Loading your data vault

Posted on by Lulzim Bilali

In a 3NF model tables have references to each other, which depending on the model, might go very deep. Enforcing referential integrity means that the tables must be loaded in a certen order; in fact, that is exactly why we enforce referential integrity. In an OLTP system data comes incrementally and in a certain order that is designed for specific business processes. For instance a product should get registered in the warehouse before it can be sold. In other words the product must first exists in the system and then it can be sold.

While the order of inserting data, in an OLTP system, makes sure the user does not make undesirable insertions/transactions, it might be an unnecessary barrier in a DWH where the data is usually loaded in bulk by an ETL tool. In doing so the margin of mistake becomes almost nonexistent in comparison with the OLTP systems, in which the user is responsible to insert the data.

Data vault is a method where, given that one does not have link to links, the dependency does not go deeper than 3 levels, with hubs being on top of the hierarchy and then links and hub satellites depended on hubs and the last link satellites depended on links. This method makes it easier to load tables in parallel, hence speeds up the load process while still maintaining the referential integrity.

In the diagram below, part of the diagram on my previous post “Data warehouse generation algorithm explained”, the load order might be:
1. execute step 1 and step 2
2. execute step 3, step 4 and step 5
3. execute step 6

(For better quality click on the picture)

Load data dependently

Load data dependently

This not only does speed up the load process by making it possible to run load scripts in parallel, but also makes it very simple to find out the dependency and the order of execution. And becomes very useful when loading the full data warehouse. But there are cases when we do not want to load the full DWH. This might be for instance when the process of loading the full data warehouse takes long or because we do not have all the data at the moment of loading.
Lets say we want to make near real time (refreshed every 10 minutes) reports based on orders which we display in big monitors around the office as an important KPI for our company but we are not jet interested to see which clients made the orders. Having to load both tables might slow down the load process, making it not practical to refresh reports every 10 minutes. So, what we actually need to do is to load only the data from the Order table every 10 min and then to load data from Client table once in the night for the rest of the reports. In any case, to load Order_Client_l we first need to load Client_h.
While we can leave Order_Client_l without loading and still get the desired report, it is not best practice to do so especially when you do delta loads, and furthermore there will be cases when we have to load the links to get the desired reports.
To skip loading the data from Client table we can load the Client_h only with the data coming from the Order table.
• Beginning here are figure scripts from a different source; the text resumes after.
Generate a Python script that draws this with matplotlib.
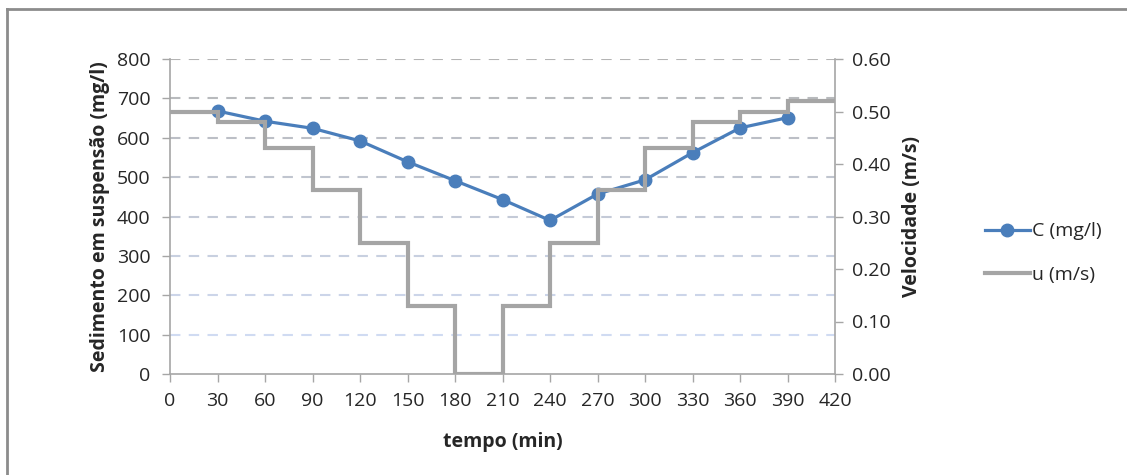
import matplotlib
matplotlib.use("Agg")
import matplotlib.pyplot as plt
import numpy as np
from matplotlib.lines import Line2D
from matplotlib.colors import to_rgb

# ---- data ----
t_c = [30, 60, 90, 120, 150, 180, 210, 240, 270, 300, 330, 360, 390]
c_vals = [668, 642, 624, 592, 539, 491, 443, 390, 457, 493, 562, 625, 651]
u_edges = [0, 30, 60, 90, 120, 150, 180, 210, 240, 270, 300, 330, 360, 390, 420]
u_vals = [0.50, 0.48, 0.43, 0.35, 0.25, 0.13, 0.00, 0.13, 0.25, 0.35, 0.43, 0.48, 0.50, 0.52]
x_ticks = list(range(0, 421, 30))
left_ticks = list(range(0, 801, 100))
right_ticks = [0.0, 0.1, 0.2, 0.3, 0.4, 0.5, 0.6]

FONT = "Open Sans"
plt.rcParams["font.family"] = [FONT, "DejaVu Sans"]
TXT = "#262626"
BLUE = "#4a7ebb"
GRAY = "#a5a5a5"
AX = "#a6a6a6"
FS = 14

fig = plt.figure(figsize=(11.27, 4.75), dpi=100)
W, H = 1127, 475
ax = fig.add_axes([170 / W, 1 - 374 / H, (835 - 170) / W, (374 - 59) / H])
ax2 = ax.twinx()

# gridlines (gradient from gray at top to light blue at bottom)
c_top = np.array(to_rgb("#b4b4b4"))
c_bot = np.array(to_rgb("#d0dbf2"))
for v in left_ticks[1:]:
    f = (800 - v) / 700
    col = c_top * (1 - f) + c_bot * f
    ax.axhline(v, color=col, lw=1.5, ls=(0, (5, 4)), zorder=0.5)

ax.plot(t_c, c_vals, color=BLUE, lw=2.3, marker="o", ms=9, zorder=3,
        solid_joinstyle="round")
ax2.stairs(u_vals, u_edges, baseline=None, color=GRAY, lw=3.0, zorder=3)

ax.set_xlim(0, 420)
ax.set_ylim(0, 800)
ax2.set_ylim(0, 0.6)
ax.set_xticks(x_ticks)
ax.set_yticks(left_ticks)
ax2.set_yticks(right_ticks)
ax2.set_yticklabels([f"{v:.2f}" for v in right_ticks])

for a in (ax, ax2):
    a.spines["top"].set_visible(False)
    for s in ("left", "right", "bottom"):
        a.spines[s].set_color(AX)
        a.spines[s].set_linewidth(1.2)
ax.spines["right"].set_visible(False)
ax2.spines["left"].set_visible(False)
ax2.spines["bottom"].set_visible(False)

ax.tick_params(axis="both", colors=AX, labelcolor=TXT, labelsize=FS,
               length=6, width=1.0, direction="out")
ax.tick_params(axis="x", pad=7)
ax.tick_params(axis="y", pad=8)
ax2.tick_params(axis="y", colors=AX, labelcolor=TXT, labelsize=FS,
                length=6, width=1.0, direction="out", pad=6)

ax.set_xlabel("tempo (min)", fontsize=FS, fontweight="bold", color=TXT, labelpad=16)
ax.set_ylabel("Sedimento em suspensão (mg/l)", fontsize=FS, fontweight="bold",
              color=TXT, labelpad=5)
ax2.set_ylabel("Velocidade (m/s)", fontsize=FS, fontweight="bold", color=TXT,
               labelpad=8)

handles = [Line2D([], [], color=BLUE, lw=2.3, marker="o", ms=9),
           Line2D([], [], color=GRAY, lw=3.0)]
fig.legend(handles, ["C (mg/l)", "u (m/s)"], loc="center left",
           bbox_to_anchor=(985 / W, 1 - 253 / H), frameon=False, borderpad=0,
           borderaxespad=0, fontsize=FS, labelcolor=TXT, handlelength=2.3,
           handletextpad=0.1, labelspacing=1.3, markerscale=1.0)

# outer chart border (top and left visible)
fig.add_artist(Line2D([7 / W, 7 / W], [0, 1 - 9 / H], transform=fig.transFigure,
                      color="#8c8c8c", lw=2))
fig.add_artist(Line2D([7 / W, 1], [1 - 9 / H, 1 - 9 / H], transform=fig.transFigure,
                      color="#8c8c8c", lw=2))

fig.savefig("out.png", dpi=100)
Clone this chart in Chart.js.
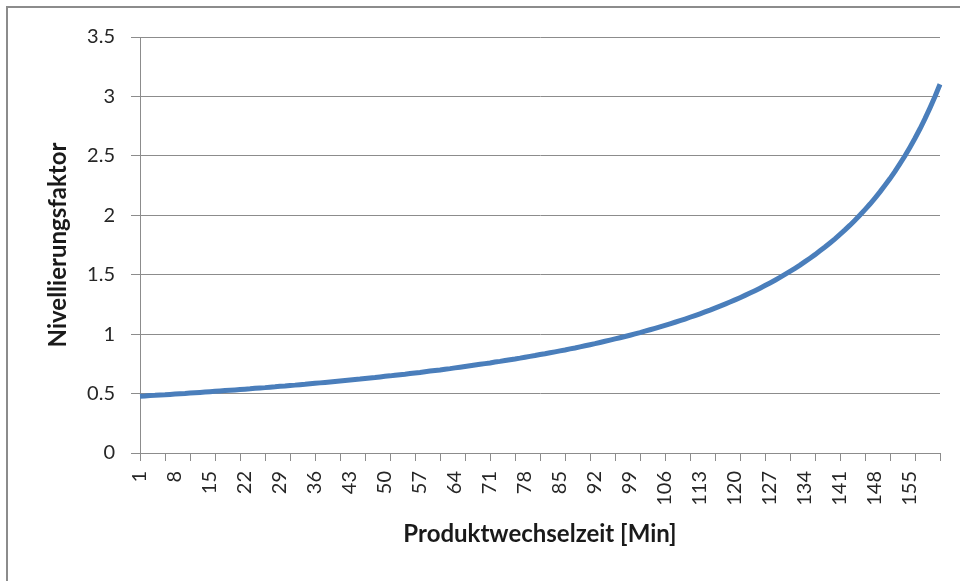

So if a new client makes an order then we have in the Order table the ClientNr needed to load the Client_h. The rest of the information about the Client which goes on the satellite will be loaded during the night from the Client table.
The diagram below shows the steps necessary to load all the data from the Order table without having to load the data from the Client table first.
The load order in this case might be:
1. Execute “step 1 ap” and step 2. Where “ap” stands for “artificially propagated”.
2. Execute step 3 and step 5
3. Execute step 6

Load data independently

Load data independently

Loading the Clint_h with the data on Order table, it solves another issue; i.e. when the referential integrity is not enforced in the source system and there exists orders with ClienNr which do not exists on the Client table. This is an undesirable situation but still we can not leave out this data, remember that the business rules and data cleansing have to be done after data is loaded to the data warehouse and never before. This makes it necessary to run the “step 1 ap” even when we load the full data warehouse.
The diagram below shows the full steps, where the order of execution is:
1. Execute step 1 and step 2
2. Execute “step 1 ap”, step 4 and step 5
3. Execute step 3
4. Execute step 6

Load data combined

Load data independently

While “step 1 ap” can be executed even before step 1 they can not be executed at the same time for there will be a collision among the two. The preferred order of execution would be first to execute step 1 and then “step 1 ap”.

Of course in the real world there will be a lot of steps that can be executed in parallel, making it inefficient to run all of them in the same time. Usually with the ETL generated with Quipu we make some tests running different number of steps in parallel to see where we can gain the best performance. The number of steps to be executed on parallel depends on the hardware, data sets and platform you are running on.